Austin Macauley Publishers
- Status: Active
- Founded: 2006
- Country of origin: United Kingdom
- Headquarters location: London
- Distribution: United Kingdom, Republic of Ireland, United States, Australia, New Zealand, Canada
- Publication types: Books
- Official website: www.austinmacauley.com

= Austin Macauley Publishers =

British publishing company

Austin Macauley Publishers Limited is a British book publisher with offices in London, New York and Sharjah. The company was founded in 2006 and publishes fiction and non-fiction books in English and Arabic languages.

==Business model==
The company operates what it calls a 'hybrid' publishing model, offering 'non-contributory', or traditional publishing contracts, and some 'partnership agreement' contracts, in which the author pays a part of the publication cost.

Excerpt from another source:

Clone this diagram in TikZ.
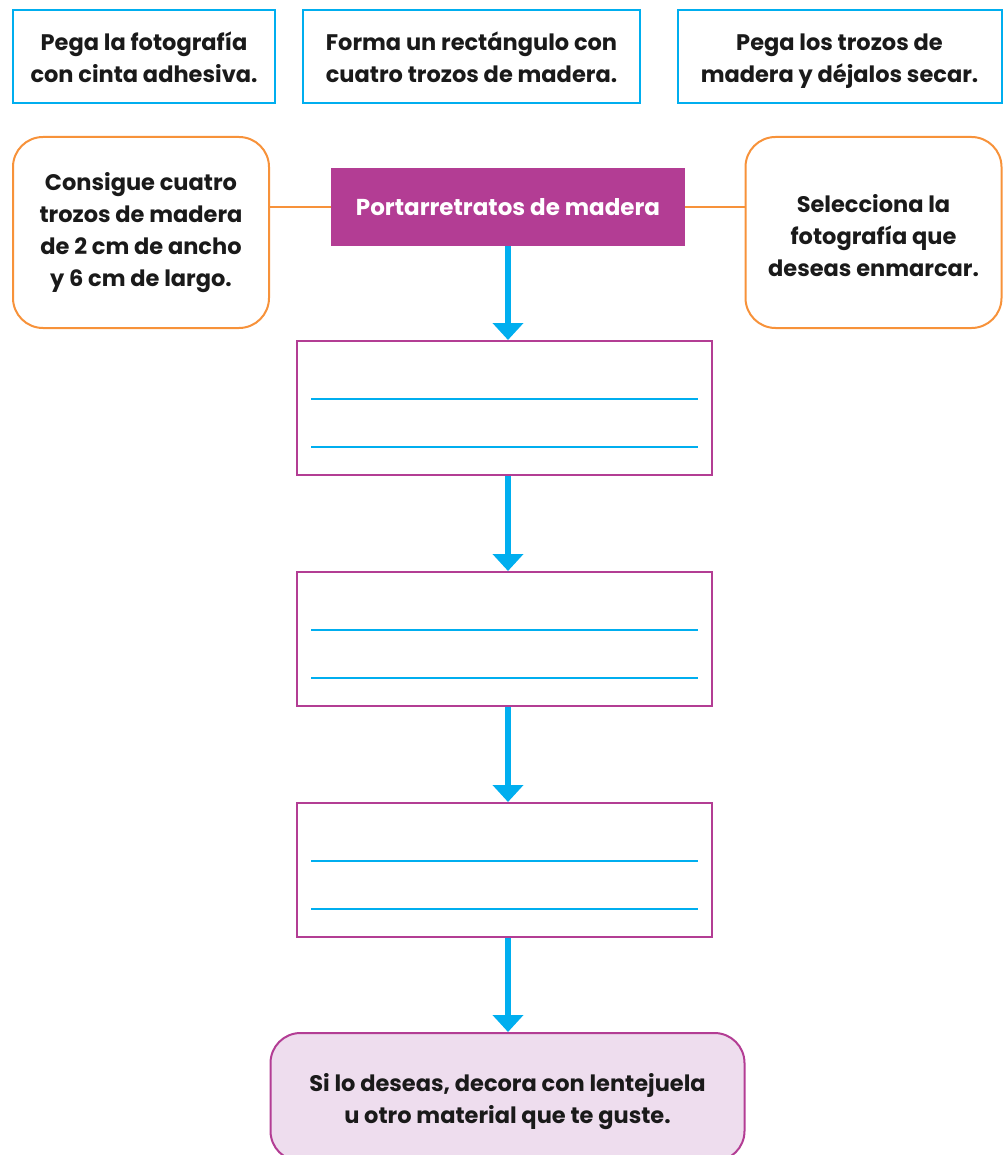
\documentclass[tikz,border=0pt]{standalone}
\usepackage{fontspec}
\setmainfont{Poppins}
\usetikzlibrary{arrows.meta}
\definecolor{cblue}{HTML}{00AEEF}
\definecolor{corange}{HTML}{F7923A}
\definecolor{cpurple}{HTML}{B33D94}
\definecolor{cpink}{HTML}{EEDDEE}
\definecolor{ctext}{HTML}{1A1A1A}
\newcommand\ls{\rule[-9.6pt]{0pt}{32pt}}
\newcommand\lf[1]{\rule[-9.6pt]{0pt}{\dimexpr32pt+#1pt+#1pt\relax}}
\begin{document}
\begin{tikzpicture}[x=1pt,y=-1pt,
  txt/.style={font=\fontsize{22.5}{32}\selectfont\bfseries, text=ctext, align=center, inner sep=0pt},
  bluebox/.style={txt, draw=cblue, line width=2pt, minimum height=93pt},
  orbox/.style={txt, draw=corange, line width=2pt, rounded corners=30pt, minimum width=256pt, minimum height=191pt},
  titlebox/.style={txt, fill=cpurple, text=white, font=\fontsize{23}{32}\selectfont\bfseries, minimum width=354pt, minimum height=78pt},
  emptybox/.style={draw=cpurple, line width=2pt, minimum width=415pt, minimum height=134pt, inner sep=0pt},
  endbox/.style={txt, draw=cpurple, fill=cpink, line width=2pt, rounded corners=30pt, minimum width=474pt, minimum height=128pt},
  wline/.style={draw=cblue, line width=2pt},
  flow/.style={draw=cblue, line width=5.5pt, -{Triangle[width=30pt,length=17pt]}},
  link/.style={draw=corange, line width=2pt}]
\useasboundingbox (0,0) rectangle (1003,1155);
\node[bluebox, minimum width=262pt] (t1) at (144,57) {\lf{3}Pega la fotografía\\\ls con cinta adhesiva.};
\node[bluebox, minimum width=337pt] (t2) at (471.5,57) {\lf{3}Forma un rectángulo con\\\ls cuatro trozos de madera.};
\node[bluebox, minimum width=324pt] (t3) at (839.5,57) {\lf{3}Pega los trozos de\\\ls madera y déjalos secar.};
\node[orbox] (l) at (141,232.5) {\ls Consigue cuatro\\\ls trozos de madera\\\ls de 2 cm de ancho\\\ls y 6 cm de largo.};
\node[orbox] (r) at (873.5,232.5) {\lf{6}Selecciona la\\\ls fotografía que\\\ls deseas enmarcar.};
\node[titlebox] (title) at (508,207) {Portarretratos de madera};
\node[emptybox] (b1) at (504.5,408) {};
\node[emptybox] (b2) at (504.5,639) {};
\node[emptybox] (b3) at (504.5,870) {};
\node[endbox] (e) at (507.5,1097) {\lf{4}Si lo deseas, decora con lentejuela\\\ls u otro material que te guste.};
\draw[link] (title.west) -- (title.west -| l.east);
\draw[link] (title.east) -- (title.east -| r.west);
\foreach \b in {b1,b2,b3}{
  \draw[wline] ([xshift=15pt,yshift=9pt]\b.west) -- ([xshift=-15pt,yshift=9pt]\b.east);
  \draw[wline] ([xshift=15pt,yshift=-39pt]\b.west) -- ([xshift=-15pt,yshift=-39pt]\b.east);
}
\draw[flow] (title.south) -- (title.south |- b1.north);
\draw[flow] (title.south |- b1.south) -- (title.south |- b2.north);
\draw[flow] (title.south |- b2.south) -- (title.south |- b3.north);
\draw[flow] (title.south |- b3.south) -- (title.south |- e.north);
\end{tikzpicture}
\end{document}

According to Science Fiction and Fantasy Writers of America (SFFWA), the publisher is a vanity press which as of 2019 typically required fees of £1,275 to £7,700 from writers. In 2019, the Writer Beware blog (sponsored by SFFWA) reported that Austin Macauley was the vanity publisher which was the subject of "most reports and questions", noting that the vast majority of deals involve the authors paying the company to have their book published. It was also discussed in a report by the Writers Guild of Great Britain and the Society of Authors, in which it was criticised for a lack of transparency regarding the cost to authors of publishing with the company.

== Notable authors ==
Works by notable authors - ranging from academics, businessmen, professionals and experts in different fields, who are from different parts of the world, published by the company include:

- Austin Stevens
- Carey Blyton
- Tariq Anwar
- Javaid Laghari
- Maryam Saqer Al Qasimi
- Ira David Wood III
- Lawrence Salander
- Oliver Friggieri
- Bonita Lawrence
- Simon May
- Claire Liddell
- Kevin Lueshing
- Sir Malcolm Roy Jack, former Clerk of House of Commons of the United Kingdom
- Samuel Ley, Cambridge-and-LSE-graduate, legal practitioner
- Jia Jia, Hong Kong independent scholar, social theorist, property developer, designer, artist

== Affiliations ==
Associated with Independent Publishers Guild (IPG) Austin Macauley Publishers is a member of The Publishers Association.